Théroigne was the daughter of a wealthy farmer in the village of Méricourt near Liége, and received a finished education. When scarcely seventeen her excessive beauty attracted the notice of a young Belgian noble, who owned a château close by her father's home. In those days of the old régime an aristocrat would never have recovered the disgrace of marrying a farmer's daughter; so the consequences of their mutual passion might easily have been foreseen. Deserted by her lover, Théroigne fled to England, and remained here for some months, in an agony of shame and grief. When Paris rose against the ill-starred Louis Seize, she returned to France, and became acquainted with Mirabeau, and through him she was introduced to to the Abbé Siéyes, Joseph Chénier, Brissac, Danton, Marat, Robespierre, Camille Desmoulins, Ronsin, Romme, and others of the Republican party.

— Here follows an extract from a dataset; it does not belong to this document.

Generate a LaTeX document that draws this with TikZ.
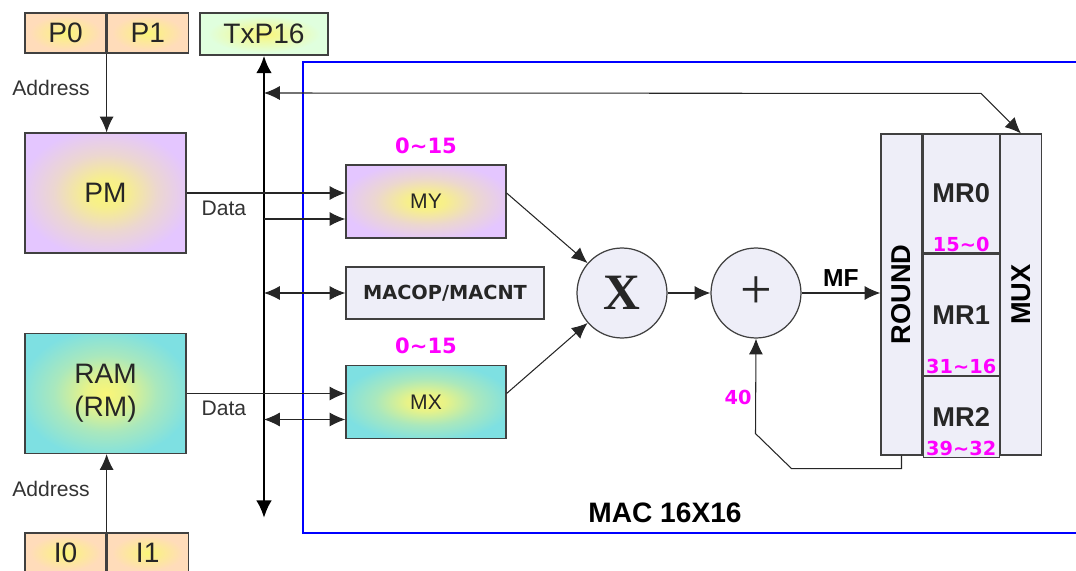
\documentclass[tikz,border=0pt]{standalone}
\usepackage{fontspec}
\setmainfont{Liberation Sans}
\newfontfamily\timesfam{Liberation Serif}
\newfontfamily\vfam{DejaVu Sans}
\usepackage{tikz}
\usetikzlibrary{positioning,arrows.meta,calc}
\usepackage{xcolor}
\definecolor{lav}{RGB}{228,198,255}
\definecolor{aqua}{RGB}{126,224,226}
\definecolor{peach}{RGB}{255,220,186}
\definecolor{mint}{RGB}{224,255,222}
\definecolor{pale}{RGB}{238,238,248}
\definecolor{mag}{RGB}{255,0,255}
\definecolor{frameblue}{RGB}{0,0,255}
\definecolor{core}{RGB}{250,246,120}
\pgfdeclareradialshading{pmglow}{\pgfpoint{0bp}{0bp}}{color(0bp)=(core); color(6bp)=(core!85!lav); color(16bp)=(core!35!lav); color(27bp)=(lav); color(50bp)=(lav)}
\pgfdeclareradialshading{rmglow}{\pgfpoint{0bp}{0bp}}{color(0bp)=(core); color(6bp)=(core!85!aqua); color(16bp)=(core!35!aqua); color(27bp)=(aqua); color(50bp)=(aqua)}
\pgfdeclareradialshading{ptrglow}{\pgfpoint{0bp}{0bp}}{color(0bp)=(core); color(8bp)=(core!60!peach); color(22bp)=(peach); color(50bp)=(peach)}
\pgfdeclareradialshading{txglow}{\pgfpoint{0bp}{0bp}}{color(0bp)=(core); color(8bp)=(core!60!mint); color(22bp)=(mint); color(50bp)=(mint)}
\tikzset{
  blk/.style={draw=black!75,line width=0.7pt,inner sep=1pt,align=center,text=black!85},
  pmfill/.style={blk,shading=pmglow},
  rmfill/.style={blk,shading=rmglow},
  ptrfill/.style={blk,shading=ptrglow},
  txfill/.style={blk,shading=txglow},
  opfill/.style={blk,fill=pale},
  bigtxt/.style={font=\fontsize{16}{19}\selectfont},
  midtxt/.style={font=\fontsize{12}{14}\selectfont},
  regtxt/.style={font=\bfseries\fontsize{15.5}{18}\selectfont},
  bits/.style={text=mag,font=\vfam\bfseries\fontsize{11}{12}\selectfont,inner sep=1pt},
  lbl/.style={font=\fontsize{12}{14}\selectfont,text=black!80},
  arr/.style={->,>={Latex[length=9pt,width=8pt]},line width=0.6pt,draw=black!85},
  barr/.style={arr,<->},
  bus/.style={<->,>={Latex[length=10pt,width=9pt]},line width=1.7pt},
  macframe/.style={draw=frameblue,line width=1.6pt},
}
\begin{document}
\begin{tikzpicture}[x=0.02cm,y=-0.02cm]
\useasboundingbox (0,0) rectangle (1076,571);

\node[ptrfill,bigtxt,minimum width=1.62cm,minimum height=0.8cm] (p0) at (65.5,33) {P0};
\node[ptrfill,bigtxt,minimum width=1.62cm,minimum height=0.8cm,right=0pt of p0] (p1) {P1};
\node[txfill,bigtxt,minimum width=2.56cm,minimum height=0.84cm] (txp) at (264,34) {TxP16};

\node[pmfill,bigtxt,minimum width=3.22cm,minimum height=2.4cm] (pm) at (105.5,193) {PM};
\node[rmfill,bigtxt,minimum width=3.22cm,minimum height=2.4cm] (ram) at (105.5,393.5) {RAM\\(RM)};
\node[ptrfill,bigtxt,minimum width=1.62cm,minimum height=0.8cm] (i0) at (65.5,553) {I0};
\node[ptrfill,bigtxt,minimum width=1.62cm,minimum height=0.8cm,right=0pt of i0] (i1) {I1};

\draw[arr] (p0.south east) -- (p0.south east |- pm.north);
\draw[arr] (i0.north east) -- (i0.north east |- ram.south);
\node[lbl] (adrtop) at (51,88) {Address};
\node[lbl] (adrbot) at (51,489) {Address};

\coordinate (busend) at (264,518);
\draw[bus] (busend) -- (txp.south);

\draw[macframe] (1080,62) -| (303,533) -- (1080,533);
\node[font=\bfseries\fontsize{16}{19}\selectfont] (mactitle) at (665,513) {MAC 16X16};

\node[pmfill,midtxt,minimum width=3.2cm,minimum height=1.46cm] (my) at (426,201.5) {MY};
\node[bits,font=\vfam\bfseries\fontsize{12}{13}\selectfont,above=5pt of my] (mybits) {0\textasciitilde15};
\node[opfill,font=\vfam\bfseries\fontsize{11}{13}\selectfont,minimum width=3.96cm,minimum height=1.04cm] (mac) at (445,293) {MACOP/MACNT};
\node[rmfill,midtxt,minimum width=3.2cm,minimum height=1.46cm] (mx) at (426,402) {MX};
\node[bits,font=\vfam\bfseries\fontsize{12}{13}\selectfont,above=5pt of mx] (mxbits) {0\textasciitilde15};

\draw[arr] (pm.east) -- (pm.east -| my.west);
\node[lbl,below right=1pt and 5pt of pm.east] (datatop) {Data};
\coordinate (myin) at ($(pm.east)+(0,26)$);
\draw[arr] (myin -| txp) -- (myin -| my.west);
\draw[barr] (mac.west -| txp) -- (mac.west);
\draw[arr] (ram.east) -- (ram.east -| mx.west);
\node[lbl,below right=1pt and 5pt of ram.east] (databot) {Data};
\coordinate (mxin) at ($(ram.east)+(0,26)$);
\draw[barr] (mxin -| txp) -- (mxin -| mx.west);

\node[opfill,circle,minimum size=1.8cm,font=\timesfam\bfseries\fontsize{29}{30}\selectfont] (mul) at (622,293) {X};
\node[opfill,circle,minimum size=1.8cm,font=\timesfam\fontsize{32}{32}\selectfont] (add) at (756,293) {+};
\draw[arr] (pm.east -| my.east) -- (mul);
\draw[arr] (ram.east -| mx.east) -- (mul);
\draw[arr] (mul) -- (add);

\node[opfill,minimum width=0.82cm,minimum height=6.42cm] (round) at (901.5,294.5) {};
\node[font=\bfseries\fontsize{15.5}{18}\selectfont,rotate=90] (roundtxt) at (round) {ROUND};
\node[opfill,regtxt,anchor=north west,minimum width=1.52cm,minimum height=2.38cm] (mr0) at (round.north east) {MR0};
\node[opfill,regtxt,minimum width=1.52cm,minimum height=2.42cm,below=0pt of mr0] (mr1) {MR1};
\node[opfill,regtxt,minimum width=1.52cm,minimum height=1.62cm,below=0pt of mr1] (mr2) {MR2};
\node[opfill,anchor=north west,minimum width=0.82cm,minimum height=6.42cm] (mux) at (mr0.north east) {};
\node[font=\bfseries\fontsize{15.5}{18}\selectfont,rotate=90] (muxtxt) at (mux) {MUX};
\node[bits,above=0pt of mr0.south] (mr0bits) {15\textasciitilde0};
\node[bits,above=0pt of mr1.south] (mr1bits) {31\textasciitilde16};
\node[bits,above=0pt of mr2.south] (mr2bits) {39\textasciitilde32};

\draw[arr] (add) -- (add -| round.west) node[midway,above,font=\bfseries\fontsize{14}{16}\selectfont] (mf) {MF};
\draw[arr] (round.south) -- ++(0,13) -- ++(-110,0) -- ++(-36,-35) -- (add.south);
\node[bits] (fb) at (738,397) {40};

\coordinate (bustap) at (264,93);
\draw[barr] (bustap) -- ($(mux.north)+(-40,-40)$) -- (mux.north);

\end{tikzpicture}
\end{document}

Théroigne de Méricourt was barely eighteen in '89, when the first rumblings of the storm were heard. Plunging headlong into the vortex of Revolution, she soon acquired for her daring the names of "the Amazon of Liége" and "the Jeanne d'Arc of the Revolution;" while her surpassing beauty procured for her the title of "La Belle Liégoise." Attired in a blood-coloured silk riding-habit, and a hat surmounted by a magnificent plume of feathers, she made herself conspicuous in all those deadly conflicts between the People and the Royalists. She was first amongst the infuriate mob who burst open the gates of the Invalides and seized the cannon. She was foremost in the storming of the Bastille, June 14th, 1789; and such was her reckless valour on this occasion, that the victors, assembling on the spot, voted her a sabre d'homme. Another of the heroines who joined in the attack on the Bastille, afterwards joined the army, and fought against the enemies of the Republic, for which she was made Captain of Artillery. Her husband was a soldier.
On the 5th of October, Théroigne and Rose led eight or ten thousand starving Parisian Women against Versailles. Previous to this, Rose had commanded a body of Furies in the attack on the Hôtel de Ville, August 7th. Théroigne rode to Versailles astride on a cannon. By her side came Cut-Throat Jourdan, the "Man with the Long Beard." The expedition owed its success almost entirely to the Amazon of Liége. The triumph of the people was complete. Le Boulanger, la Boulangère, et le petit Mitron were brought to Paris, escorted by a seething, howling mob, preceded (as a hint to the aristocrats) by two pikes, on which were placed the heads of two Gardes-du-Corps. Several Poissardes performed the return journey on the backs of cannon.
For a time the popularity of Théroigne de Méricourt and Rose Lacombe was unbounded; they were estimated by the Parisians as the first of their sex. Rose founded a female club on the same plan as the Jacobins, and became the chief speaker there. Théroigne held a club at her own house, and frequently spoke at the "Old Cordeliers," of which Danton and Camille Desmoulins were the leaders. Speaking of the enthusiasm with which her orations were received, Camille says "Her similes were drawn from the Bible and Pindar. It was the eloquence of a Judith."
One evening Théroigne proposed that the Temple of the Representatives of the People should be erected on the site of the Bastille, the scene of their first triumph.
"To found and embellish this edifice," said she, "let us strip ourselves of our ornaments, our gold, our jewels. I will be the first to set the example."
And with these words she tore off all her jewels and flung them on the table.
Her power increased every day. She was appointed commander of the 3rd corps of the army of the Fauxbourgs; and so great was her ascendancy over the mob, that she could by a single word acquit or condemn a victim. She thus became both feared and hated by the Aristocrats. One day when she was at the zenith of her power, she recognised her faithless lover. He sought to avert his impending fate and humbly implored her forgiveness; but Théroigne had not the generosity to save him. He perished in the September massacres, 1792.
A fearful doom was reserved for the beautiful and unfortunate Théroigne de Méricourt. Like Robespierre, she believed that her power was such that she could at any moment arrest the progress of the Revolution. Only a few months after the death of her seducer, the very Furies whom she had commanded, by whom she had been almost worshipped, suspecting her of being a Girondist, turned against their Amazon leader with all the fury they had formerly displayed against Marie Antoinette. They surrounded her on the terrace of the Tuileries, May 31st, 1793, stripped her naked, and subjected her to a public flogging.